Rick Perry: peddling influence

Among the founders of the company: Rick Perry, former Republican governor of Texas and U.S. energy secretary under Trump from March 2017 to December 2019. His role in the new company is largely image and political influence. The chief founder of the company was billionaire venture capitalist Toby Neugebauer, who has a sketchy business history according to Houston Chronicle columnist Chris Tomlinson.

Fermi  LLC launched an initial public offering on the NASDAQ exchange last September as Fermi America, offering 25 million shares at an expected $18-$22 per share. The sale was successful, making Perry a paper billionaire. In March at the Nuclear Regulatory Commission’s annual Regulatory Information Conference, the company said it would break ground on Project Matador this year.

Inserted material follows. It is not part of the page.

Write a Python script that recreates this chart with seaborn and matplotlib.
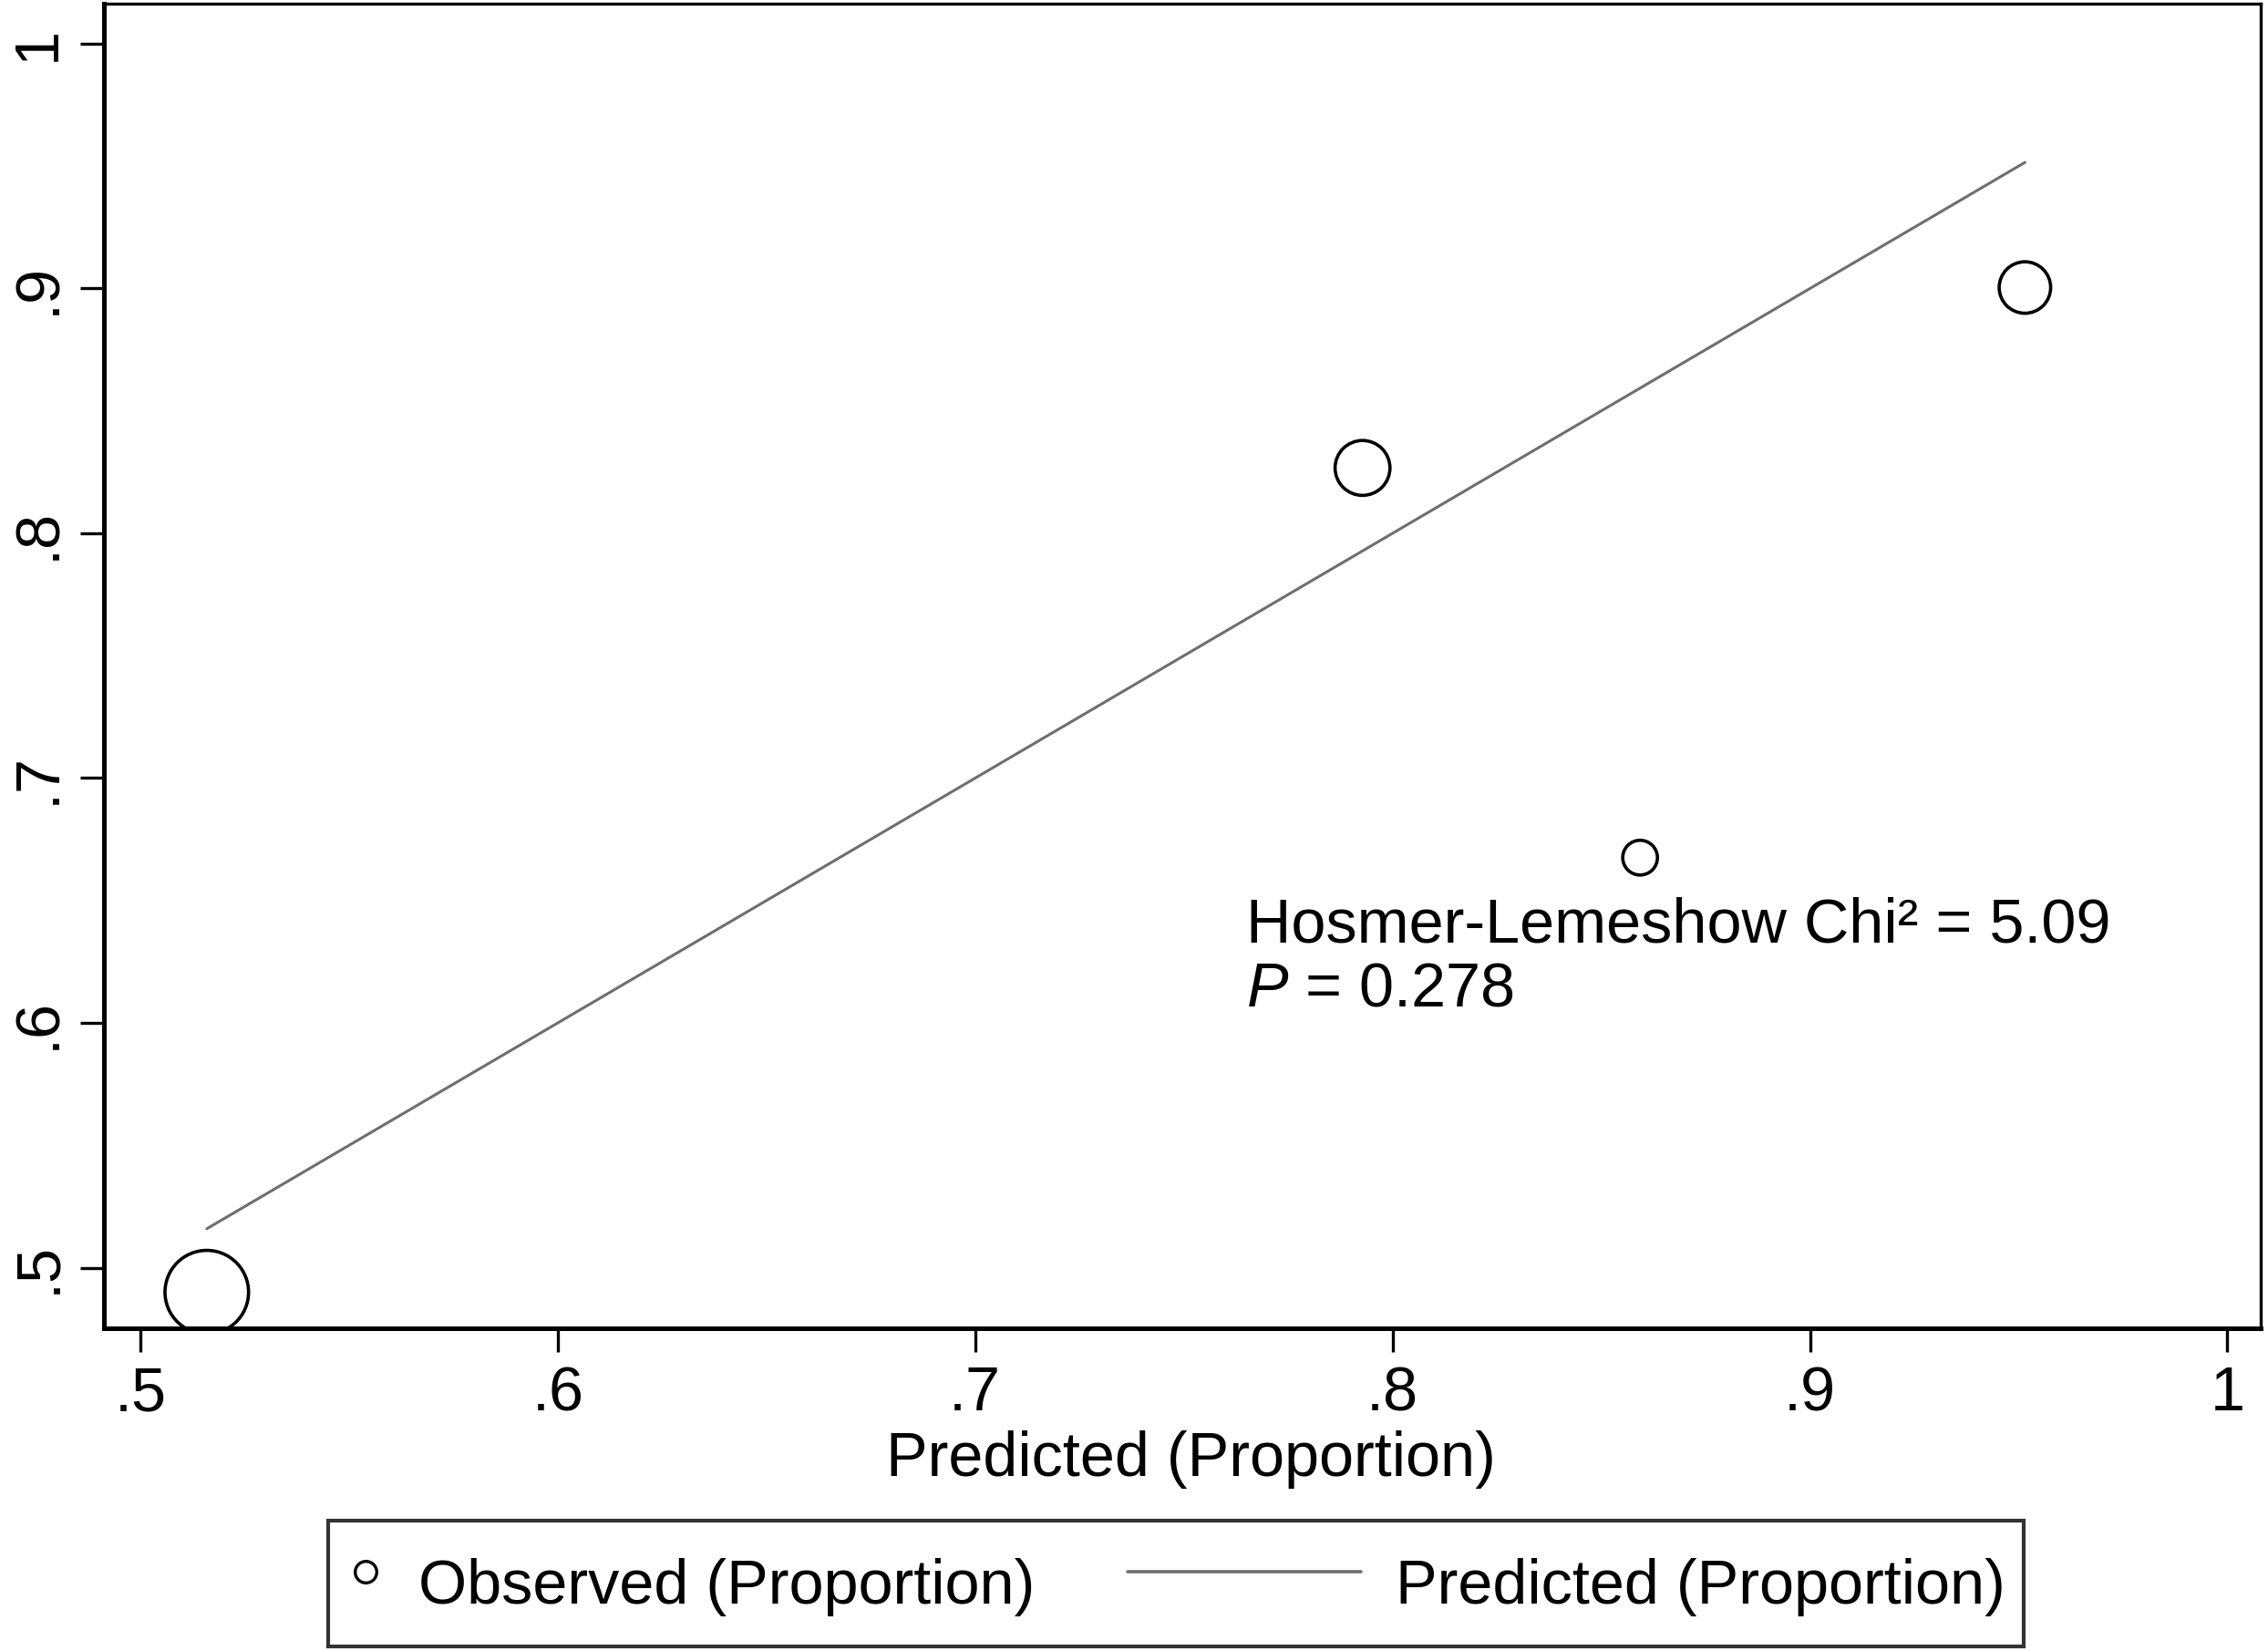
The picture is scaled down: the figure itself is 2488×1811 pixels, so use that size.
import matplotlib
matplotlib.use("Agg")
import matplotlib.pyplot as plt
from matplotlib.lines import Line2D
from matplotlib.legend_handler import HandlerLine2D
import numpy as np
import seaborn as sns
import pandas as pd

# ---- data ----
predicted = [0.5159, 0.7928, 0.8593, 0.9515]
observed = [0.490, 0.8267, 0.6675, 0.9004]
group_weight = [58, 25, 10, 22]
x_ticks = [0.5, 0.6, 0.7, 0.8, 0.9, 1.0]
x_tick_labels = [".5", ".6", ".7", ".8", ".9", "1"]
y_ticks = [0.5, 0.6, 0.7, 0.8, 0.9, 1.0]
y_tick_labels = [".5", ".6", ".7", ".8", ".9", "1"]
x_label = "Predicted (Proportion)"
legend_labels = ["Observed (Proportion)", "Predicted (Proportion)"]
annot_line1 = "Hosmer-Lemeshow Chi\u00b2 = 5.09"
annot_line2 = "$P$ = 0.278"

sns.set_theme(style="white")
plt.rcParams['font.family'] = ['Liberation Sans', 'DejaVu Sans']
plt.rcParams['mathtext.fontset'] = 'custom'
plt.rcParams['mathtext.it'] = 'Liberation Sans:italic'
plt.rcParams['mathtext.rm'] = 'Liberation Sans'
for k in ['text.color', 'axes.labelcolor', 'xtick.color', 'ytick.color']:
    plt.rcParams[k] = 'black'

FS = 24.6
LINE_COLOR = "#6e6e6e"
df = pd.DataFrame({"pred": predicted, "obs": observed, "w": group_weight})
line_df = pd.DataFrame({"x": predicted, "y": predicted})

fig = plt.figure(figsize=(12.44, 9.055), dpi=200)
ax = fig.add_axes([0.0459, 0.1954, 0.9509, 0.8026])

sns.lineplot(data=line_df, x="x", y="y", ax=ax, color=LINE_COLOR, linewidth=1.1,
             legend=False, sort=True, estimator=None)
sns.scatterplot(data=df, x="pred", y="obs", size="w", sizes=(188, 1089),
                size_norm=(10, 58), ax=ax, marker="o", facecolor="none",
                edgecolor="black", linewidth=1.3, legend=False)

ax.set_xlim(0.4913, 1.008)
ax.set_ylim(0.4752, 1.0165)
ax.set_xticks(x_ticks)
ax.set_xticklabels(x_tick_labels)
ax.set_yticks(y_ticks)
ax.set_yticklabels(y_tick_labels, rotation=90, va="center")
ax.tick_params(axis="both", which="major", length=9.4, width=1.2, color="black",
               labelsize=FS, pad=5, direction="out", bottom=True, left=True)
ax.set_xlabel(x_label, fontsize=FS, labelpad=3)
ax.xaxis.label.set_x(0.504)
ax.set_ylabel("")
for s in ax.spines.values():
    s.set_color("black")
    s.set_linewidth(1.8)
ax.spines["top"].set_linewidth(1.2)
ax.spines["right"].set_linewidth(1.2)

ax.text(0.765, 0.633, annot_line1, fontsize=FS, ha="left", va="baseline")
ax.text(0.765, 0.607, annot_line2, fontsize=FS, ha="left", va="baseline")


class LongLineHandler(HandlerLine2D):
    """Line handle that extends to the left of its (short) handle box."""
    def __init__(self, extra, **kw):
        super().__init__(**kw)
        self.extra = extra

    def create_artists(self, legend, orig_handle, xdescent, ydescent, width,
                       height, fontsize, trans):
        arts = super().create_artists(legend, orig_handle, xdescent, ydescent,
                                      width, height, fontsize, trans)
        line = arts[0]
        xd = np.asarray(line.get_xdata(), dtype=float)
        line.set_xdata(np.linspace(xd[0] - self.extra * fontsize, xd[-1], len(xd)))
        return arts


marker_handle = Line2D([], [], marker="o", linestyle="none", markerfacecolor="none",
                       markeredgecolor="black", markersize=8.5, markeredgewidth=1.2)
line_handle = Line2D([], [], color=LINE_COLOR, linewidth=1.3)
leg = fig.legend([marker_handle, line_handle], legend_labels, loc="lower left", ncol=2,
                 bbox_to_anchor=(0.1448, 0.003), borderaxespad=0, fontsize=FS,
                 frameon=True, fancybox=False, edgecolor="black",
                 handlelength=0.6, handleheight=1.8, handletextpad=0.55,
                 columnspacing=4.63, borderpad=0.3,
                 handler_map={line_handle: LongLineHandler(extra=3.15)})
leg.get_frame().set_linewidth(1.5)
fig.savefig("out.png", dpi=200, facecolor="white")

But the company had serious problems behind the initial hype, which became obvious this year: no revenue, no commercial tenant for its non-existent data center, losses totaling close to $500 million, a plunging share price. In December, the national plaintiffs’ law firm Berger Montague PC of Philadelphia filed a class action lawsuit against Fermi after an unnamed firm — widely believed to be Amazon — dropped out of a deal to be the first data center tenant, reportedly worth $150 million.

Fermi’s stock began plunging soon after the bad news began emerging. This month, without a public announcement, CEO Neugebauer “resigned,” taking with him Chief Financial Officer Miles Everson. The share price hit $5.

Commenting to the Washington Post on the fall of the house of Fermi, Princeton University energy guru Jesse Jenkins said, “The idea that a few politically connected people with little experience could pull off a many billion dollar, many gigawatt, fully off the power grid project is quite a gamble.”